Look through the lines below and extract each one that contains "this".
━━ Provided entries
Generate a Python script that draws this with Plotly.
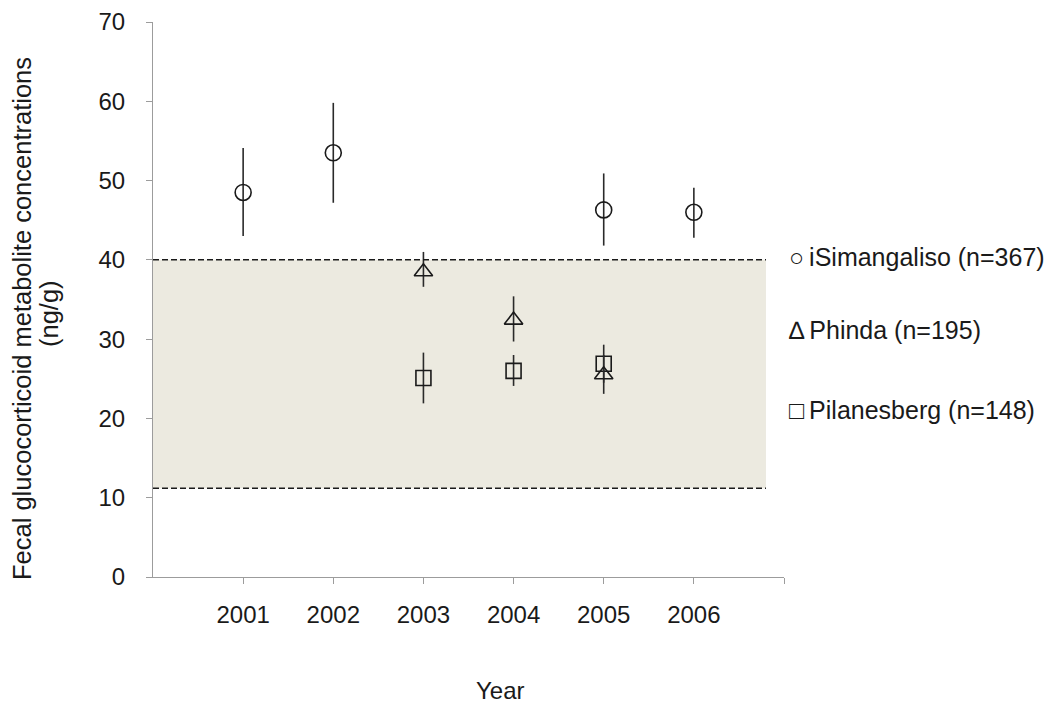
import plotly.graph_objects as go

# ---- data ----
isim_years = [2001, 2002, 2005, 2006]
isim_mean = [48.5, 53.5, 46.3, 46.0]
isim_upper = [54.1, 59.8, 50.9, 49.1]
isim_lower = [43.0, 47.2, 41.8, 42.8]

phinda_years = [2003, 2004, 2005]
phinda_mean = [38.5, 32.4, 25.5]
phinda_upper = [41.0, 35.4, 28.0]
phinda_lower = [36.6, 29.7, 23.1]

pila_years = [2003, 2004, 2005]
pila_mean = [25.1, 26.0, 26.9]
pila_upper = [28.3, 28.0, 29.3]
pila_lower = [21.9, 24.1, 24.5]

band_low = 11.2
band_high = 40.0

tick_years = [2001, 2002, 2003, 2004, 2005, 2006, 2007]
tick_labels = ["2001", "2002", "2003", "2004", "2005", "2006", ""]
y_ticks = [0, 10, 20, 30, 40, 50, 60, 70]

legend_labels = ["\u25cb\u2009iSimangaliso (n=367)", "\u2206\u2009Phinda (n=195)",
                 "\u25a1\u2009Pilanesberg (n=148)"]
legend_y = [40.4, 31.2, 21.1]

FONT = "Liberation Sans, Arial, sans-serif"
AXIS_GRAY = "#9c9c9c"
TXT = "#1a1a1a"

# figure geometry (page has an 8px body margin)
W, H = 1044, 696
L, T, R, B = 145, 14, 268, 127
PW, PH = W - L - R, H - T - B


def px(xp):  # page pixel x -> paper
    return (xp - 8 - L) / PW


def py(yp):  # page pixel y -> paper
    return 1 - (yp - 8 - T) / PH


def err(mean, upper, lower):
    return dict(
        type="data",
        symmetric=False,
        array=[u - m for u, m in zip(upper, mean)],
        arrayminus=[m - l for m, l in zip(mean, lower)],
        width=0,
        thickness=1.6,
        color="#2a2a2a",
    )


fig = go.Figure()


def add(xs, ys, up, lo, symbol, name, size):
    fig.add_trace(go.Scatter(
        x=xs, y=ys, mode="markers", name=name, showlegend=False,
        error_y=err(ys, up, lo),
        marker=dict(symbol=symbol, size=size, color="rgba(0,0,0,0)",
                    line=dict(color=TXT, width=1.6)),
    ))


add(isim_years, isim_mean, isim_upper, isim_lower, "circle", "iSimangaliso", 16)
add(pila_years, pila_mean, pila_upper, pila_lower, "square", "Pilanesberg", 15)
add(phinda_years, phinda_mean, phinda_upper, phinda_lower, "triangle-up", "Phinda", 16)

# shaded reference band and dashed limits
fig.add_shape(type="rect", xref="x", yref="y", x0=2000, x1=2006.8,
              y0=band_low, y1=band_high, fillcolor="#ECEAE0",
              line=dict(width=0), layer="below")
for yv in (band_low, band_high):
    fig.add_shape(type="line", xref="x", yref="y", x0=2000, x1=2006.8,
                  y0=yv, y1=yv, line=dict(color=TXT, width=1.5, dash="6px,3px"),
                  layer="above")

# legend as text
for lab, ly in zip(legend_labels, legend_y):
    fig.add_annotation(x=px(787), xref="paper", xanchor="left",
                       y=ly, yref="y", yanchor="middle", text=lab,
                       showarrow=False, font=dict(size=25, color=TXT, family=FONT))

# axis titles
fig.add_annotation(x=px(500), xref="paper", y=py(690), yref="paper",
                   xanchor="center", yanchor="middle", text="Year",
                   showarrow=False, font=dict(size=24, color=TXT, family=FONT))
fig.add_annotation(x=px(22), xref="paper", y=py(319), yref="paper",
                   xanchor="center", yanchor="middle", textangle=-90,
                   text="Fecal glucocorticoid metabolite concentrations",
                   showarrow=False, font=dict(size=25.5, color=TXT, family=FONT))
fig.add_annotation(x=px(49), xref="paper", y=py(314), yref="paper",
                   xanchor="center", yanchor="middle", textangle=-90,
                   text="(ng/g)",
                   showarrow=False, font=dict(size=25.5, color=TXT, family=FONT))

fig.update_layout(
    width=W, height=H,
    margin=dict(l=L, r=R, t=T, b=B, autoexpand=False),
    paper_bgcolor="white", plot_bgcolor="white",
    font=dict(family=FONT, size=24, color=TXT),
    showlegend=False,
)
fig.update_xaxes(range=[2000, 2007], tickvals=tick_years, ticktext=tick_labels,
                 automargin=False,
                 showgrid=False, zeroline=False, showline=True, linecolor=AXIS_GRAY,
                 linewidth=1.2, ticks="outside", ticklen=6, tickcolor=AXIS_GRAY,
                 tickwidth=1.2, ticklabelstandoff=10,
                 tickfont=dict(size=24, family=FONT, color=TXT))
fig.update_yaxes(range=[0, 70], tickvals=y_ticks, showgrid=False, zeroline=False,
                 automargin=False,
                 showline=True, linecolor=AXIS_GRAY, linewidth=1.2, ticks="outside",
                 ticklen=6, tickcolor=AXIS_GRAY, tickwidth=1.2, ticklabelstandoff=16,
                 tickfont=dict(size=24, family=FONT, color=TXT))

fig.write_html("out.html")
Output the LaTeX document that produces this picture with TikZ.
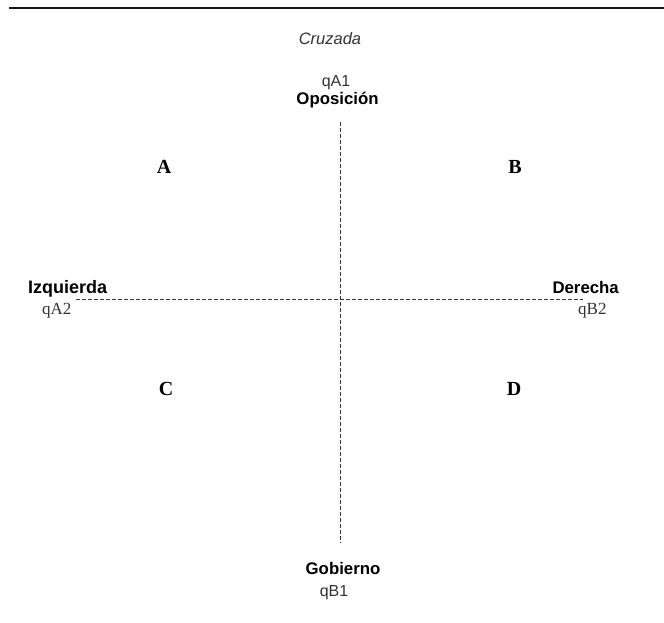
━━━━
- **Reply to the exercise**:
Generate a Python script that draws this with Plotly.
Output the LaTeX document that produces this picture with TikZ.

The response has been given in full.